◆ WHAT YOU ARE ASKED TO DO ◆
Copy out the listing that follows, exact in every word, and skip the images.

◆ PROVIDED DATA ◆
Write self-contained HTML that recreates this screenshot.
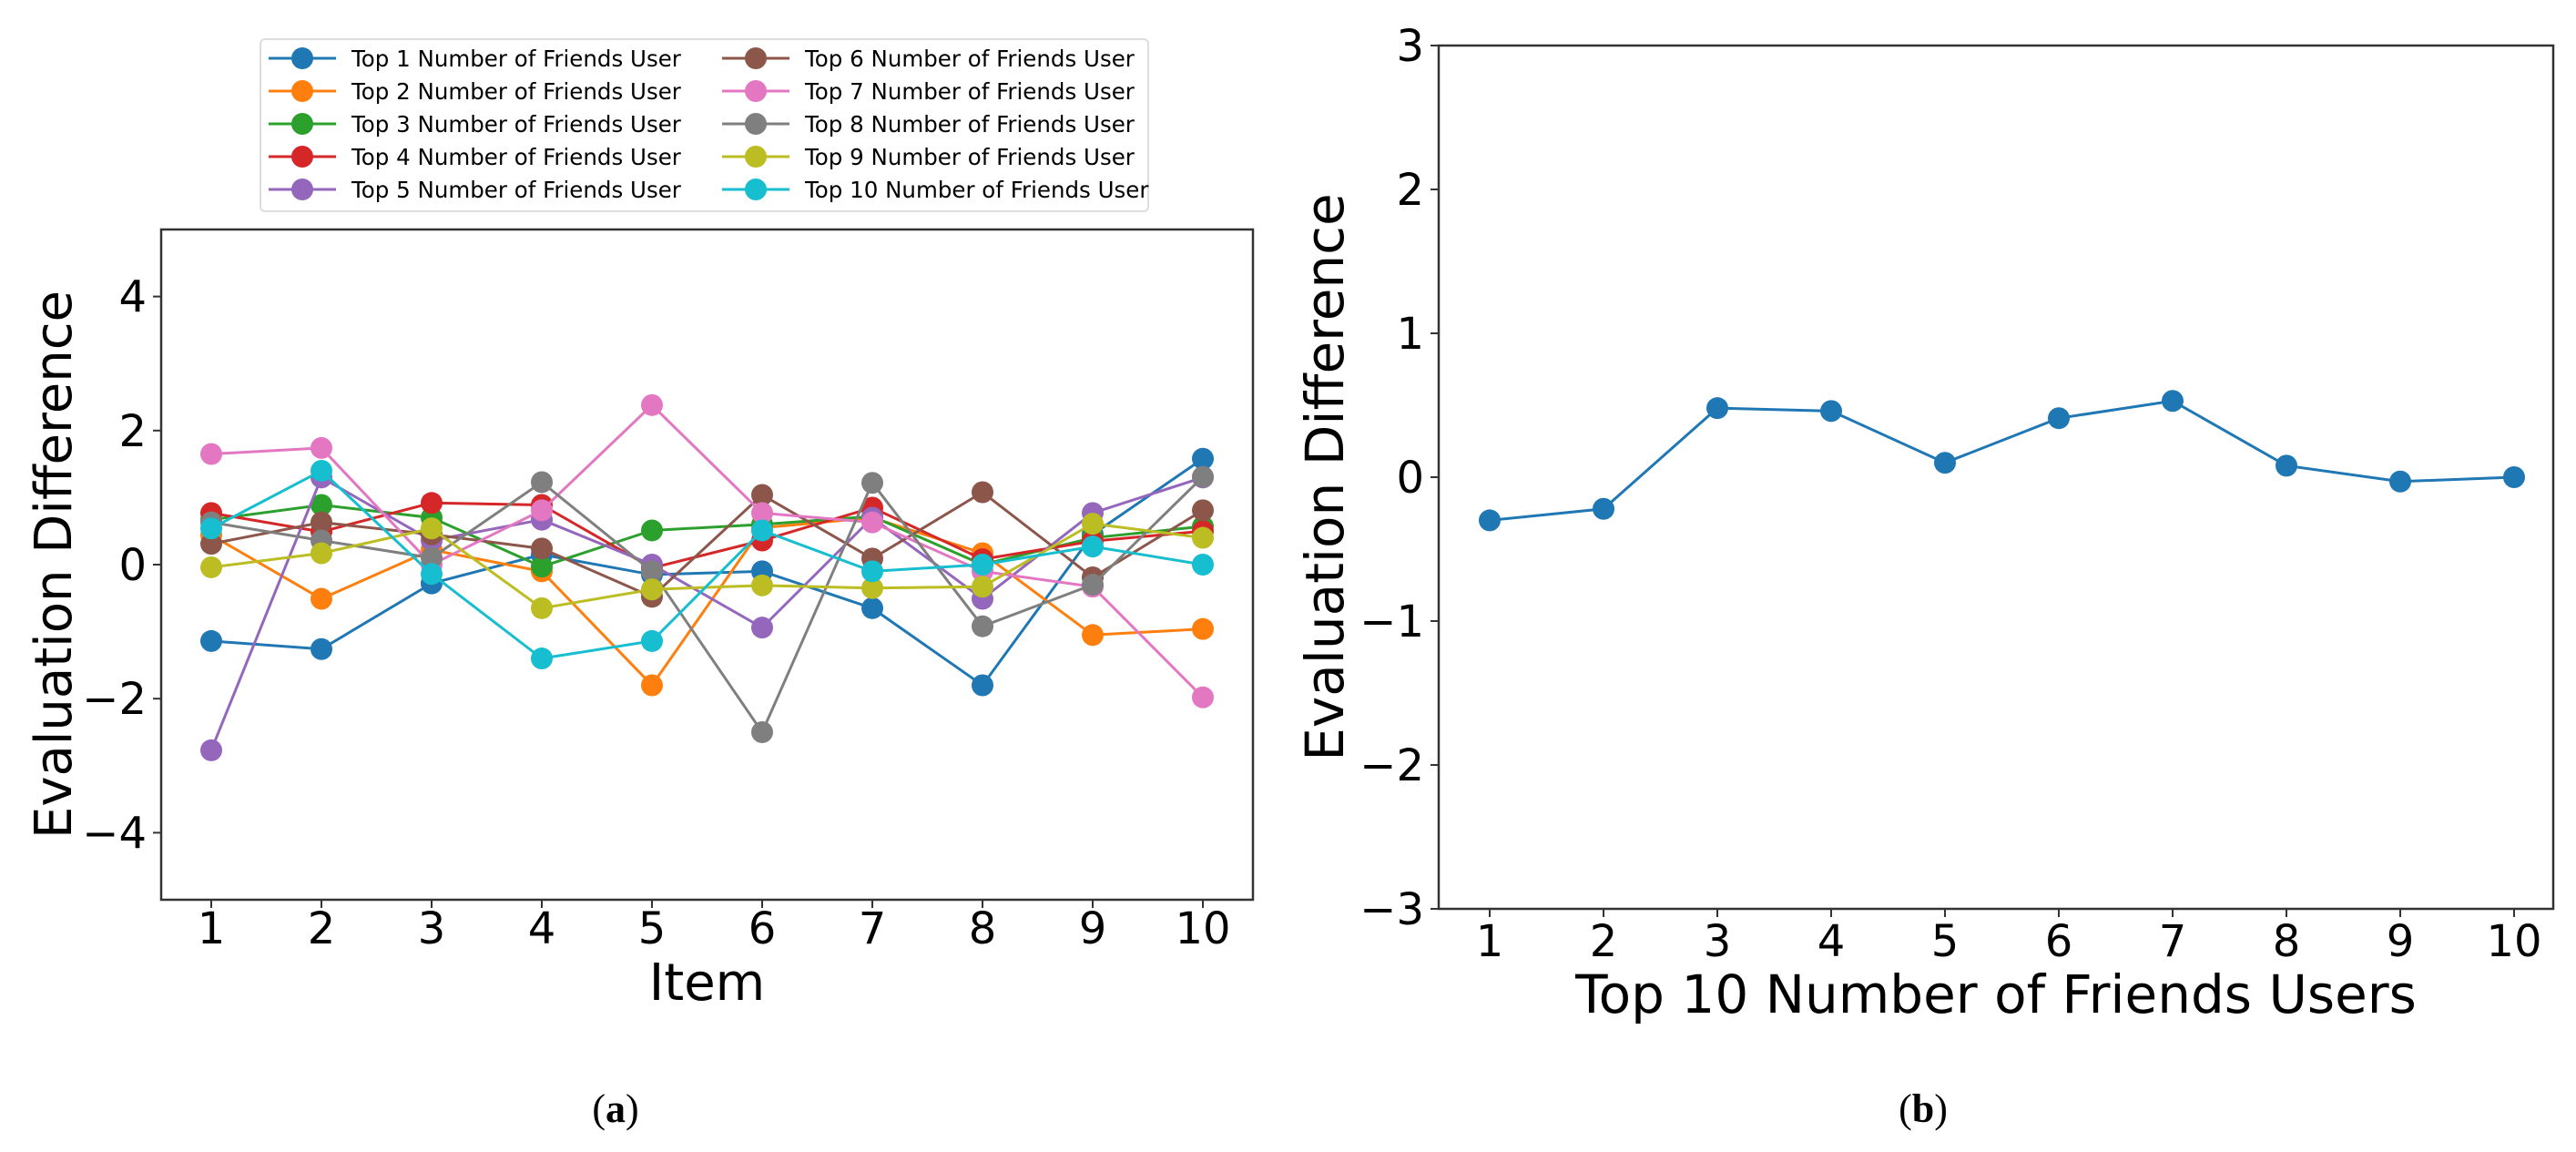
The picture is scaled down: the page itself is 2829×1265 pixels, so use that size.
<!DOCTYPE html>
<html><head><meta charset="utf-8">
<style>
html,body{margin:0;padding:0;background:#fff;}
svg{display:block;}
text{font-family:"DejaVu Sans","Liberation Sans",sans-serif;fill:#000;}
</style></head>
<body>
<svg id="fig" width="2829" height="1265" viewBox="0 0 2829 1265" xmlns="http://www.w3.org/2000/svg"></svg>
<script>
const items = [1,2,3,4,5,6,7,8,9,10];
const seriesNames = ["Top 1 Number of Friends User","Top 2 Number of Friends User","Top 3 Number of Friends User","Top 4 Number of Friends User","Top 5 Number of Friends User","Top 6 Number of Friends User","Top 7 Number of Friends User","Top 8 Number of Friends User","Top 9 Number of Friends User","Top 10 Number of Friends User"];
const top1 = [-1.14,-1.26,-0.28,0.15,-0.15,-0.10,-0.65,-1.80,0.45,1.58];
const top2 = [0.44,-0.51,0.22,-0.10,-1.80,0.55,0.70,0.17,-1.05,-0.96];
const top3 = [0.67,0.89,0.70,-0.03,0.51,0.60,0.72,0.00,0.40,0.57];
const top4 = [0.77,0.49,0.92,0.89,-0.05,0.36,0.85,0.08,0.35,0.50];
const top5 = [-2.77,1.30,0.36,0.67,0.00,-0.94,0.70,-0.51,0.77,1.30];
const top6 = [0.31,0.63,0.45,0.24,-0.48,1.04,0.09,1.08,-0.19,0.81];
const top7 = [1.65,1.74,0.00,0.81,2.38,0.77,0.63,-0.10,-0.33,-1.98];
const top8 = [0.63,0.36,0.10,1.23,-0.10,-2.50,1.22,-0.92,-0.30,1.31];
const top9 = [-0.04,0.17,0.54,-0.65,-0.37,-0.31,-0.35,-0.33,0.61,0.40];
const top10 = [0.54,1.40,-0.14,-1.40,-1.14,0.51,-0.10,0.00,0.27,0.00];
const leftTicksY = [-4,-2,0,2,4];
const users = [1,2,3,4,5,6,7,8,9,10];
const avgDiff = [-0.30,-0.22,0.48,0.46,0.10,0.41,0.53,0.08,-0.03,0.00];
const rightTicksY = [-3,-2,-1,0,1,2,3];

const allSeries = [top1,top2,top3,top4,top5,top6,top7,top8,top9,top10];
const colors = ["#1f77b4","#ff7f0e","#2ca02c","#d62728","#9467bd","#8c564b","#e377c2","#7f7f7f","#bcbd22","#17becf"];
const NS = "http://www.w3.org/2000/svg";
const svg = document.getElementById("fig");
function mk(tag, attrs, parent, txt){
  const e = document.createElementNS(NS, tag);
  for (const k in attrs) e.setAttribute(k, attrs[k]);
  if (txt !== undefined) e.textContent = txt;
  (parent||svg).appendChild(e);
  return e;
}
function minus(v){ return v<0 ? "\u2212"+Math.abs(v) : String(v); }

// ---- left chart ----
const L = {x0:177, x1:1376, y0:252, y1:988, ymin:-5, ymax:5};
const lx = v => 232 + (v-1)*121;
const ly = v => L.y1 - (v-L.ymin)/(L.ymax-L.ymin)*(L.y1-L.y0);
const gL = mk("g", {});


allSeries.forEach((s, i) => {
  const g = mk("g", {}, gL);
  
  
  const pts = s.map((v, j) => lx(items[j]) + "," + ly(v)).join(" ");
  const pl = mk("polyline", {points: pts, fill: "none", stroke: colors[i], "stroke-width": 3}, g);
  
  
  s.forEach((v, j) => {
    const c = mk("circle", {cx: lx(items[j]), cy: ly(v), r: 12, fill: colors[i]}, g);
    
    
  });
});
const fL = mk("rect", {x:L.x0, y:L.y0, width:L.x1-L.x0, height:L.y1-L.y0, fill:"none", stroke:"#333", "stroke-width":2.5}, gL);


items.forEach(v => {
  mk("line", {x1:lx(v), x2:lx(v), y1:L.y1, y2:L.y1+9, stroke:"#333", "stroke-width":2}, gL);
  const t = mk("text", {x:lx(v), y:L.y1+48, "font-size":48, "text-anchor":"middle"}, gL, String(v));
  
  
});
leftTicksY.forEach(v => {
  mk("line", {x1:L.x0-9, x2:L.x0, y1:ly(v), y2:ly(v), stroke:"#333", "stroke-width":2}, gL);
  const t = mk("text", {x:L.x0-16, y:ly(v)+17, "font-size":48, "text-anchor":"end"}, gL, minus(v));
  
  
});
const lxl = mk("text", {x:(L.x0+L.x1)/2, y:1098, "font-size":56, "text-anchor":"middle"}, gL, "Item");


const lyl = mk("text", {x:0, y:0, "font-size":56, "text-anchor":"middle", transform:"translate(78,620) rotate(-90)"}, gL, "Evaluation Difference");



// legend
const leg = mk("g", {}, gL);


mk("rect", {x:286, y:43, width:975, height:189, rx:5, fill:"#fff", stroke:"#ddd", "stroke-width":2}, leg);
seriesNames.forEach((n, i) => {
  const col = Math.floor(i/5), row = i%5;
  const mx = col ? 830 : 332, y = 64 + row*36;
  const e = mk("g", {}, leg);
  
  
  mk("line", {x1:mx-37, x2:mx+37, y1:y, y2:y, stroke:colors[i], "stroke-width":3}, e);
  mk("circle", {cx:mx, cy:y, r:12, fill:colors[i]}, e);
  mk("text", {x:mx+54, y:y+9, "font-size":24.5}, e, n);
});
const capA = mk("text", {x:676, y:1232, "font-size":44, "text-anchor":"middle", style:"font-family:'Liberation Serif',serif"}, svg);
capA.innerHTML = '(<tspan font-weight="bold">a</tspan>)';



// ---- right chart ----
const R = {x0:1580, x1:2804, y0:50, y1:998, ymin:-3, ymax:3};
const rx = v => 1636 + (v-1)*125;
const ry = v => R.y1 - (v-R.ymin)/(R.ymax-R.ymin)*(R.y1-R.y0);
const gR = mk("g", {});


const rpl = mk("polyline", {points: avgDiff.map((v,j)=>rx(users[j])+","+ry(v)).join(" "), fill:"none", stroke:"#1f77b4", "stroke-width":3}, gR);


avgDiff.forEach((v, j) => {
  const c = mk("circle", {cx:rx(users[j]), cy:ry(v), r:12, fill:"#1f77b4"}, gR);
  
  
});
const fR = mk("rect", {x:R.x0, y:R.y0, width:R.x1-R.x0, height:R.y1-R.y0, fill:"none", stroke:"#333", "stroke-width":2.5}, gR);


users.forEach(v => {
  mk("line", {x1:rx(v), x2:rx(v), y1:R.y1, y2:R.y1+9, stroke:"#333", "stroke-width":2}, gR);
  const t = mk("text", {x:rx(v), y:R.y1+52, "font-size":48, "text-anchor":"middle"}, gR, String(v));
  
  
});
rightTicksY.forEach(v => {
  mk("line", {x1:R.x0-9, x2:R.x0, y1:ry(v), y2:ry(v), stroke:"#333", "stroke-width":2}, gR);
  const t = mk("text", {x:R.x0-16, y:ry(v)+17, "font-size":48, "text-anchor":"end"}, gR, minus(v));
  
  
});
const rxl = mk("text", {x:(R.x0+R.x1)/2, y:1112, "font-size":58, "text-anchor":"middle"}, gR, "Top 10 Number of Friends Users");


const ryl = mk("text", {x:0, y:0, "font-size":58, "text-anchor":"middle", transform:"translate(1475,524) rotate(-90)"}, gR, "Evaluation Difference");


const capB = mk("text", {x:2112, y:1232, "font-size":44, "text-anchor":"middle", style:"font-family:'Liberation Serif',serif"}, svg);
capB.innerHTML = '(<tspan font-weight="bold">b</tspan>)';


</script>
</body></html>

◆ FINISHED EXERCISE ◆
Write self-contained HTML that recreates this screenshot.
The picture is scaled down: the page itself is 2829×1265 pixels, so use that size.
<!DOCTYPE html>
<html><head><meta charset="utf-8">
<style>
html,body{margin:0;padding:0;background:#fff;}
svg{display:block;}
text{font-family:"DejaVu Sans","Liberation Sans",sans-serif;fill:#000;}
</style></head>
<body>
<svg id="fig" width="2829" height="1265" viewBox="0 0 2829 1265" xmlns="http://www.w3.org/2000/svg"></svg>
<script>
const items = [1,2,3,4,5,6,7,8,9,10];
const seriesNames = ["Top 1 Number of Friends User","Top 2 Number of Friends User","Top 3 Number of Friends User","Top 4 Number of Friends User","Top 5 Number of Friends User","Top 6 Number of Friends User","Top 7 Number of Friends User","Top 8 Number of Friends User","Top 9 Number of Friends User","Top 10 Number of Friends User"];
const top1 = [-1.14,-1.26,-0.28,0.15,-0.15,-0.10,-0.65,-1.80,0.45,1.58];
const top2 = [0.44,-0.51,0.22,-0.10,-1.80,0.55,0.70,0.17,-1.05,-0.96];
const top3 = [0.67,0.89,0.70,-0.03,0.51,0.60,0.72,0.00,0.40,0.57];
const top4 = [0.77,0.49,0.92,0.89,-0.05,0.36,0.85,0.08,0.35,0.50];
const top5 = [-2.77,1.30,0.36,0.67,0.00,-0.94,0.70,-0.51,0.77,1.30];
const top6 = [0.31,0.63,0.45,0.24,-0.48,1.04,0.09,1.08,-0.19,0.81];
const top7 = [1.65,1.74,0.00,0.81,2.38,0.77,0.63,-0.10,-0.33,-1.98];
const top8 = [0.63,0.36,0.10,1.23,-0.10,-2.50,1.22,-0.92,-0.30,1.31];
const top9 = [-0.04,0.17,0.54,-0.65,-0.37,-0.31,-0.35,-0.33,0.61,0.40];
const top10 = [0.54,1.40,-0.14,-1.40,-1.14,0.51,-0.10,0.00,0.27,0.00];
const leftTicksY = [-4,-2,0,2,4];
const users = [1,2,3,4,5,6,7,8,9,10];
const avgDiff = [-0.30,-0.22,0.48,0.46,0.10,0.41,0.53,0.08,-0.03,0.00];
const rightTicksY = [-3,-2,-1,0,1,2,3];

const allSeries = [top1,top2,top3,top4,top5,top6,top7,top8,top9,top10];
const colors = ["#1f77b4","#ff7f0e","#2ca02c","#d62728","#9467bd","#8c564b","#e377c2","#7f7f7f","#bcbd22","#17becf"];
const NS = "http://www.w3.org/2000/svg";
const svg = document.getElementById("fig");
function mk(tag, attrs, parent, txt){
  const e = document.createElementNS(NS, tag);
  for (const k in attrs) e.setAttribute(k, attrs[k]);
  if (txt !== undefined) e.textContent = txt;
  (parent||svg).appendChild(e);
  return e;
}
function minus(v){ return v<0 ? "\u2212"+Math.abs(v) : String(v); }

// ---- left chart ----
const L = {x0:177, x1:1376, y0:252, y1:988, ymin:-5, ymax:5};
const lx = v => 232 + (v-1)*121;
const ly = v => L.y1 - (v-L.ymin)/(L.ymax-L.ymin)*(L.y1-L.y0);
const gL = mk("g", {});


allSeries.forEach((s, i) => {
  const g = mk("g", {}, gL);
  
  
  const pts = s.map((v, j) => lx(items[j]) + "," + ly(v)).join(" ");
  const pl = mk("polyline", {points: pts, fill: "none", stroke: colors[i], "stroke-width": 3}, g);
  
  
  s.forEach((v, j) => {
    const c = mk("circle", {cx: lx(items[j]), cy: ly(v), r: 12, fill: colors[i]}, g);
    
    
  });
});
const fL = mk("rect", {x:L.x0, y:L.y0, width:L.x1-L.x0, height:L.y1-L.y0, fill:"none", stroke:"#333", "stroke-width":2.5}, gL);


items.forEach(v => {
  mk("line", {x1:lx(v), x2:lx(v), y1:L.y1, y2:L.y1+9, stroke:"#333", "stroke-width":2}, gL);
  const t = mk("text", {x:lx(v), y:L.y1+48, "font-size":48, "text-anchor":"middle"}, gL, String(v));
  
  
});
leftTicksY.forEach(v => {
  mk("line", {x1:L.x0-9, x2:L.x0, y1:ly(v), y2:ly(v), stroke:"#333", "stroke-width":2}, gL);
  const t = mk("text", {x:L.x0-16, y:ly(v)+17, "font-size":48, "text-anchor":"end"}, gL, minus(v));
  
  
});
const lxl = mk("text", {x:(L.x0+L.x1)/2, y:1098, "font-size":56, "text-anchor":"middle"}, gL, "Item");


const lyl = mk("text", {x:0, y:0, "font-size":56, "text-anchor":"middle", transform:"translate(78,620) rotate(-90)"}, gL, "Evaluation Difference");



// legend
const leg = mk("g", {}, gL);


mk("rect", {x:286, y:43, width:975, height:189, rx:5, fill:"#fff", stroke:"#ddd", "stroke-width":2}, leg);
seriesNames.forEach((n, i) => {
  const col = Math.floor(i/5), row = i%5;
  const mx = col ? 830 : 332, y = 64 + row*36;
  const e = mk("g", {}, leg);
  
  
  mk("line", {x1:mx-37, x2:mx+37, y1:y, y2:y, stroke:colors[i], "stroke-width":3}, e);
  mk("circle", {cx:mx, cy:y, r:12, fill:colors[i]}, e);
  mk("text", {x:mx+54, y:y+9, "font-size":24.5}, e, n);
});
const capA = mk("text", {x:676, y:1232, "font-size":44, "text-anchor":"middle", style:"font-family:'Liberation Serif',serif"}, svg);
capA.innerHTML = '(<tspan font-weight="bold">a</tspan>)';



// ---- right chart ----
const R = {x0:1580, x1:2804, y0:50, y1:998, ymin:-3, ymax:3};
const rx = v => 1636 + (v-1)*125;
const ry = v => R.y1 - (v-R.ymin)/(R.ymax-R.ymin)*(R.y1-R.y0);
const gR = mk("g", {});


const rpl = mk("polyline", {points: avgDiff.map((v,j)=>rx(users[j])+","+ry(v)).join(" "), fill:"none", stroke:"#1f77b4", "stroke-width":3}, gR);


avgDiff.forEach((v, j) => {
  const c = mk("circle", {cx:rx(users[j]), cy:ry(v), r:12, fill:"#1f77b4"}, gR);
  
  
});
const fR = mk("rect", {x:R.x0, y:R.y0, width:R.x1-R.x0, height:R.y1-R.y0, fill:"none", stroke:"#333", "stroke-width":2.5}, gR);


users.forEach(v => {
  mk("line", {x1:rx(v), x2:rx(v), y1:R.y1, y2:R.y1+9, stroke:"#333", "stroke-width":2}, gR);
  const t = mk("text", {x:rx(v), y:R.y1+52, "font-size":48, "text-anchor":"middle"}, gR, String(v));
  
  
});
rightTicksY.forEach(v => {
  mk("line", {x1:R.x0-9, x2:R.x0, y1:ry(v), y2:ry(v), stroke:"#333", "stroke-width":2}, gR);
  const t = mk("text", {x:R.x0-16, y:ry(v)+17, "font-size":48, "text-anchor":"end"}, gR, minus(v));
  
  
});
const rxl = mk("text", {x:(R.x0+R.x1)/2, y:1112, "font-size":58, "text-anchor":"middle"}, gR, "Top 10 Number of Friends Users");


const ryl = mk("text", {x:0, y:0, "font-size":58, "text-anchor":"middle", transform:"translate(1475,524) rotate(-90)"}, gR, "Evaluation Difference");


const capB = mk("text", {x:2112, y:1232, "font-size":44, "text-anchor":"middle", style:"font-family:'Liberation Serif',serif"}, svg);
capB.innerHTML = '(<tspan font-weight="bold">b</tspan>)';


</script>
</body></html>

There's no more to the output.